*WHAT IS ASKED:*
Copy each line that contains the word "picture".

*LISTED RECORDS:*
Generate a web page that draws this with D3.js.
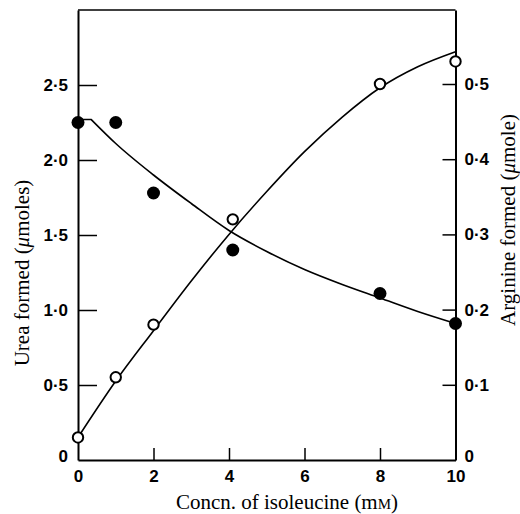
<!DOCTYPE html>
<html>
<head>
<meta charset="utf-8">
<script src="https://cdn.jsdelivr.net/npm/d3@7"></script>
<style>
  body { margin: 0; background: #fff; }
  .tick text { font-family: "Liberation Sans", Arial, sans-serif; font-weight: bold; font-size: 17px; fill: #000; }
  .title { font-family: "Liberation Serif", "Times New Roman", serif; font-size: 21px; fill: #000; }
</style>
</head>
<body>
<div id="chart"></div>
<script>
// isoleucine concentration (mM) of the measured points
var conc = [0, 1, 2, 4.1, 8, 10];
// urea formed (umoles), filled circles, left axis
var urea = [2.25, 2.25, 1.78, 1.40, 1.11, 0.91];
// arginine formed (umole), open circles, right axis
var arginine = [0.03, 0.11, 0.18, 0.32, 0.50, 0.53];

// hand-drawn fitted curves
// urea curve: flat start, then a smooth decay
var ureaFlatX = [0, 0.35];
var ureaFlatY = [2.27, 2.27];
var ureaCurveX = [0.35, 1, 2, 3, 4, 5, 6, 7, 8, 9, 10];
var ureaCurveY = [2.27, 2.11, 1.90, 1.71, 1.53, 1.39, 1.27, 1.17, 1.08, 0.99, 0.91];
var argCurveX = [0, 1, 2, 3, 4, 5, 6, 7, 8, 9, 10];
var argCurveY = [0.03, 0.105, 0.172, 0.238, 0.300, 0.357, 0.41, 0.456, 0.495, 0.523, 0.543];

var xTicks = [0, 2, 4, 6, 8, 10];
var leftTicks = [0, 0.5, 1.0, 1.5, 2.0, 2.5];
var rightTicks = [0, 0.1, 0.2, 0.3, 0.4, 0.5];

var width = 520, height = 514;
var svg = d3.select("#chart").append("svg")
  .attr("width", width)
  .attr("height", height);

var x = d3.scaleLinear().domain([0, 10]).range([78, 455.5]);
var yL = d3.scaleLinear().domain([0, 3]).range([460, 10]);
var yR = d3.scaleLinear().domain([0, 450 / 752]).range([460, 10]);

function fmt(d) {
  if (d === 0) return "0";
  return d3.format(".1f")(d).replace(".", "\u00b7");
}

// frame top line
svg.append("line")
  .attr("x1", x(0)).attr("x2", x(10))
  .attr("y1", yL(3)).attr("y2", yL(3))
  .attr("stroke", "#000").attr("stroke-width", 1.5);

var gx = svg.append("g")
  .attr("transform", "translate(0," + yL(0) + ")")
  .call(d3.axisBottom(x).tickValues(xTicks).tickSizeInner(-12).tickSizeOuter(0).tickPadding(10).tickFormat(d3.format("d")));

var gl = svg.append("g")
  .attr("transform", "translate(" + x(0) + ",0)")
  .call(d3.axisLeft(yL).tickValues(leftTicks).tickSizeInner(-19).tickSizeOuter(0).tickPadding(10).tickFormat(fmt));

var gr = svg.append("g")
  .attr("transform", "translate(" + x(10) + ",0)")
  .call(d3.axisRight(yR).tickValues(rightTicks).tickSizeInner(-13).tickSizeOuter(0).tickPadding(9).tickFormat(fmt));

[gx, gl, gr].forEach(function(g) {
  g.select(".domain").attr("stroke", "#000").attr("stroke-width", 2);
  g.selectAll(".tick line").attr("stroke", "#000").attr("stroke-width", 1.5);
});
// no inner tick at the ends of the axes
gx.selectAll(".tick line").filter(function(d) { return d === 0 || d === 10; }).remove();
gl.selectAll(".tick line").filter(function(d) { return d === 0; }).remove();
gr.selectAll(".tick line").filter(function(d) { return d === 0; }).remove();
gl.selectAll(".tick text").filter(function(d) { return d === 0; }).attr("dy", "0.1em");
gr.selectAll(".tick text").filter(function(d) { return d === 0; }).attr("dy", "0.1em");

var smooth = d3.line().curve(d3.curveMonotoneX);
var straight = d3.line();

function pts(xs, ys, yScale) {
  return xs.map(function(d, i) { return [x(d), yScale(ys[i])]; });
}

svg.append("path")
  .attr("d", straight(pts(ureaFlatX, ureaFlatY, yL)) + smooth(pts(ureaCurveX, ureaCurveY, yL)).replace(/^M/, "L"))
  .attr("fill", "none").attr("stroke", "#000").attr("stroke-width", 1.6)
  .attr("stroke-linejoin", "miter");

svg.append("path")
  .attr("d", smooth(pts(argCurveX, argCurveY, yR)))
  .attr("fill", "none").attr("stroke", "#000").attr("stroke-width", 1.6);

svg.selectAll(".urea").data(conc).enter().append("circle")
  .attr("class", "urea")
  .attr("cx", function(d) { return x(d); })
  .attr("cy", function(d, i) { return yL(urea[i]); })
  .attr("r", 6.5)
  .attr("fill", "#000");

svg.selectAll(".arg").data(conc).enter().append("circle")
  .attr("class", "arg")
  .attr("cx", function(d) { return x(d); })
  .attr("cy", function(d, i) { return yR(arginine[i]); })
  .attr("r", 5.2)
  .attr("fill", "#fff")
  .attr("stroke", "#000")
  .attr("stroke-width", 2);

// axis titles
var tl = svg.append("text").attr("class", "title")
  .attr("transform", "translate(29,273) rotate(-90)")
  .attr("text-anchor", "middle");
tl.append("tspan").text("Urea formed (");
tl.append("tspan").attr("font-style", "italic").text("\u03bc");
tl.append("tspan").text("moles)");

var tr = svg.append("text").attr("class", "title")
  .attr("transform", "translate(515,220) rotate(-90)")
  .attr("text-anchor", "middle");
tr.append("tspan").text("Arginine formed (");
tr.append("tspan").attr("font-style", "italic").text("\u03bc");
tr.append("tspan").text("mole)");

var tb = svg.append("text").attr("class", "title")
  .attr("x", 287).attr("y", 509)
  .attr("text-anchor", "middle");
tb.append("tspan").text("Concn. of isoleucine (m");
tb.append("tspan").attr("font-size", "15px").text("M");
tb.append("tspan").text(")");
</script>
</body>
</html>
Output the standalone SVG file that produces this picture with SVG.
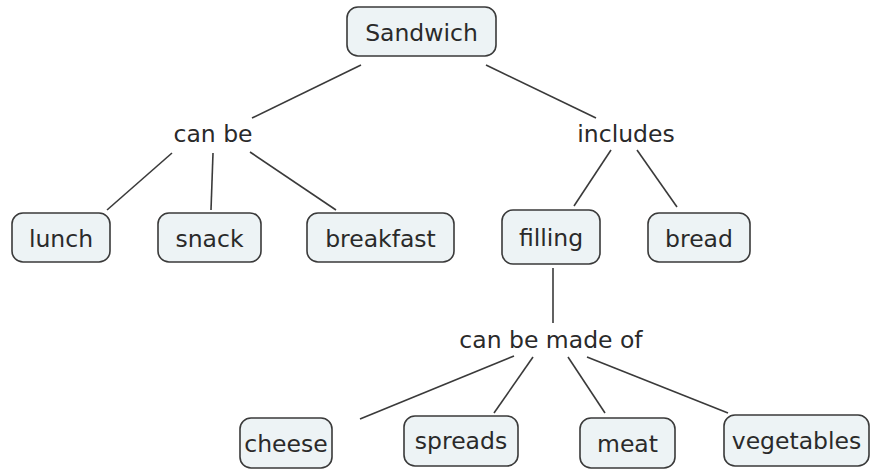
<svg xmlns="http://www.w3.org/2000/svg" width="881" height="472" viewBox="0 0 881 472">
<style>
.n rect{fill:#edf3f5;stroke:#3a3a3a;stroke-width:1.6}
text{font-family:"DejaVu Sans",Verdana,sans-serif;font-size:23.5px;fill:#2a2a2a;text-anchor:middle}
#edges line{stroke:#3a3a3a;stroke-width:1.6}
</style>
<rect width="881" height="472" fill="#fff"/>
<g id="edges">
<line x1="361" y1="65" x2="252" y2="118"/>
<line x1="486" y1="65" x2="596" y2="118"/>
<line x1="172" y1="153" x2="107" y2="210"/>
<line x1="213" y1="153" x2="211" y2="210"/>
<line x1="250" y1="152" x2="336" y2="210"/>
<line x1="611" y1="150" x2="574" y2="206"/>
<line x1="637" y1="150" x2="677" y2="207"/>
<line x1="553" y1="268" x2="553" y2="323"/>
<line x1="514" y1="356" x2="360" y2="419"/>
<line x1="533" y1="357" x2="494" y2="413"/>
<line x1="568" y1="357" x2="605" y2="413"/>
<line x1="587" y1="357" x2="728" y2="413"/>
</g>
<g id="sandwich" class="n"><rect x="347" y="7" width="149" height="49" rx="11"/><text x="421.5" y="41">Sandwich</text></g>
<g id="canbe"><text x="213" y="142">can be</text></g>
<g id="includes"><text x="626" y="142">includes</text></g>
<g id="lunch" class="n"><rect x="12" y="213" width="98" height="49" rx="11"/><text x="61" y="247">lunch</text></g>
<g id="snack" class="n"><rect x="158" y="213" width="103" height="49" rx="11"/><text x="209.5" y="247">snack</text></g>
<g id="breakfast" class="n"><rect x="307" y="213" width="147" height="49" rx="11"/><text x="380.5" y="247">breakfast</text></g>
<g id="filling" class="n"><rect x="502" y="210" width="98" height="54" rx="11"/><text x="551" y="246">filling</text></g>
<g id="bread" class="n"><rect x="648" y="213" width="102" height="49" rx="11"/><text x="699" y="247">bread</text></g>
<g id="canbemadeof"><text x="551" y="348">can be made of</text></g>
<g id="cheese" class="n"><rect x="240" y="418" width="92" height="50" rx="11"/><text x="286" y="452">cheese</text></g>
<g id="spreads" class="n"><rect x="404" y="416" width="114" height="50" rx="11"/><text x="461" y="449">spreads</text></g>
<g id="meat" class="n"><rect x="580" y="418" width="95" height="50" rx="11"/><text x="627.5" y="452">meat</text></g>
<g id="vegetables" class="n"><rect x="724" y="415" width="145" height="51" rx="11"/><text x="796.5" y="449">vegetables</text></g>
</svg>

*RESPONSE FOR THIS EXERCISE:*
Output the standalone SVG file that produces this picture with SVG.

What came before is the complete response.